TEXAS ETHICS COMMISSION
ETHICS ADVISORY OPINION NO. 178
November 18, 1993
Whether a legislator may represent a client before a metropolitan transit authority. (AOR-199)
The Texas Ethics Commission has been asked whether a legislator may represent a client before a metropolitan transit authority. In general, a legislator is not prohibited from accepting employment and receiving compensation for legitimate services performed in a capacity other than as a public servant. Ethics Advisory Opinions Nos. 156 (1993), 41 (1992). There are, however, provisions in the law that place certain restrictions on a legislator's private employment. Although the requestor has not listed any facts to suggest that the employment in question would be prohibited by law or would violate established standards of conduct, legislators should be aware of these restrictions.

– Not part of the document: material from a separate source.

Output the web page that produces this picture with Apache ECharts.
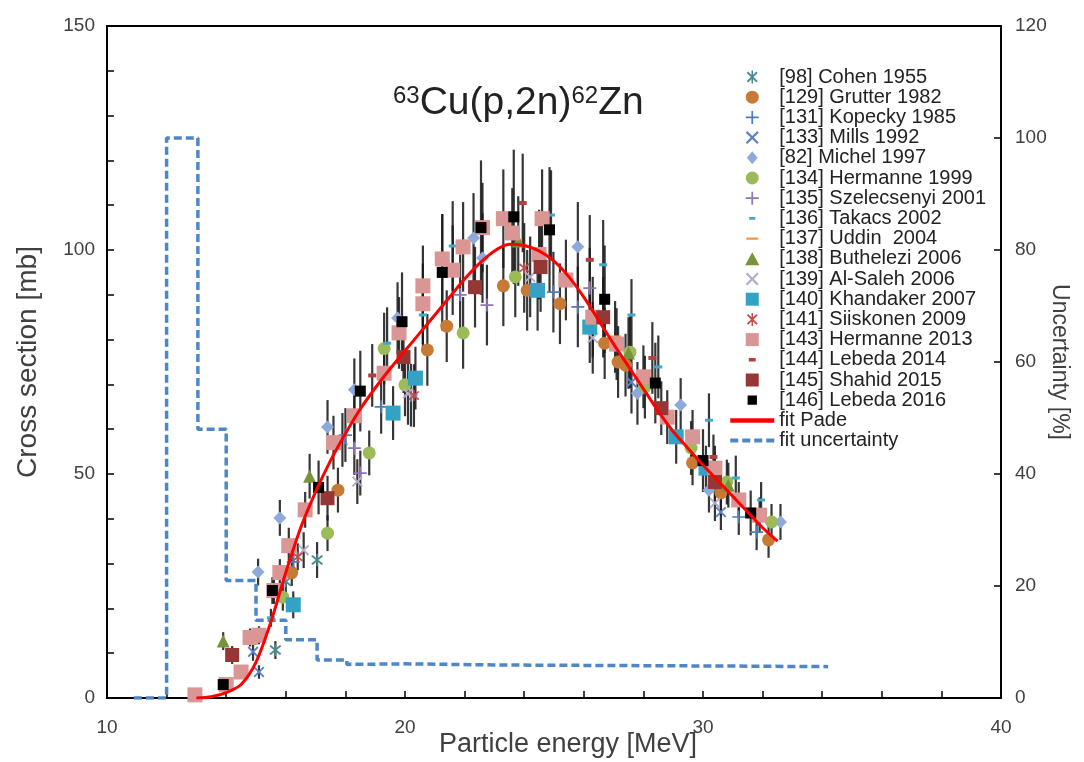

A legislator may not accept compensation for representing another person before a state agency,1 unless the representation is made in a public hearing that is a matter of record or requires only ministerial acts of the agency. Gov't Code § 572.052; Ethics Advisory Opinions Nos. 155, 117 (1993). A legislator may not accept an honorarium for services that he would not have been asked to provide but for his official position. Penal Code § 36.07; Ethics Advisory Opinion No. 148 (1993). A legislator may not accept payment for lobbying the legislature, since he cannot do so in a capacity other than as a legislator. Penal Code § 36.08(f); Ethics Advisory Opinions Nos. 155, 148, 123 (1993); see also Penal Code § 36.02 (bribery prohibition).
The law also prescribes standards of conduct for public officials to ensure that an individual's private interest does not conflict with his duties in the public service. Gov't Code ġġ 572.001, 572.051.2 If a legislator has a private interest in any measure or bill requiring a vote of the legislator, he must disclose that fact and may not vote on the matter. Tex. Const. art. III, § 22; Gov't Code § 572.053.
In general, a legislator is not prohibited from accepting employment and receiving compensation for legitimate services performed in a capacity other than as a public servant.
1 A metropolitan transit authority is a political subdivision, not a state agency. See City of Humble v. Metropolitan Transit Auth. , 636 S.W.2d 484, 494 (Tex. App.--Austin 1982, writ ref'd n.r.e.); Ethics Advisory Opinion No. 101 n.4 (1992).
2 For example, section 572.051 of the Government Code states, in part, that a state officer should not: (2) accept other employment or engage in a business or professional activity that the officer or employee might reasonably expect would require or induce the officer or employee to disclose confidential information acquired by reason of the official position; (3) accept other employment or compensation that could reasonably be expected to impair the officer's or employee's independence of judgment in the performance of the officer's or employee's official duties.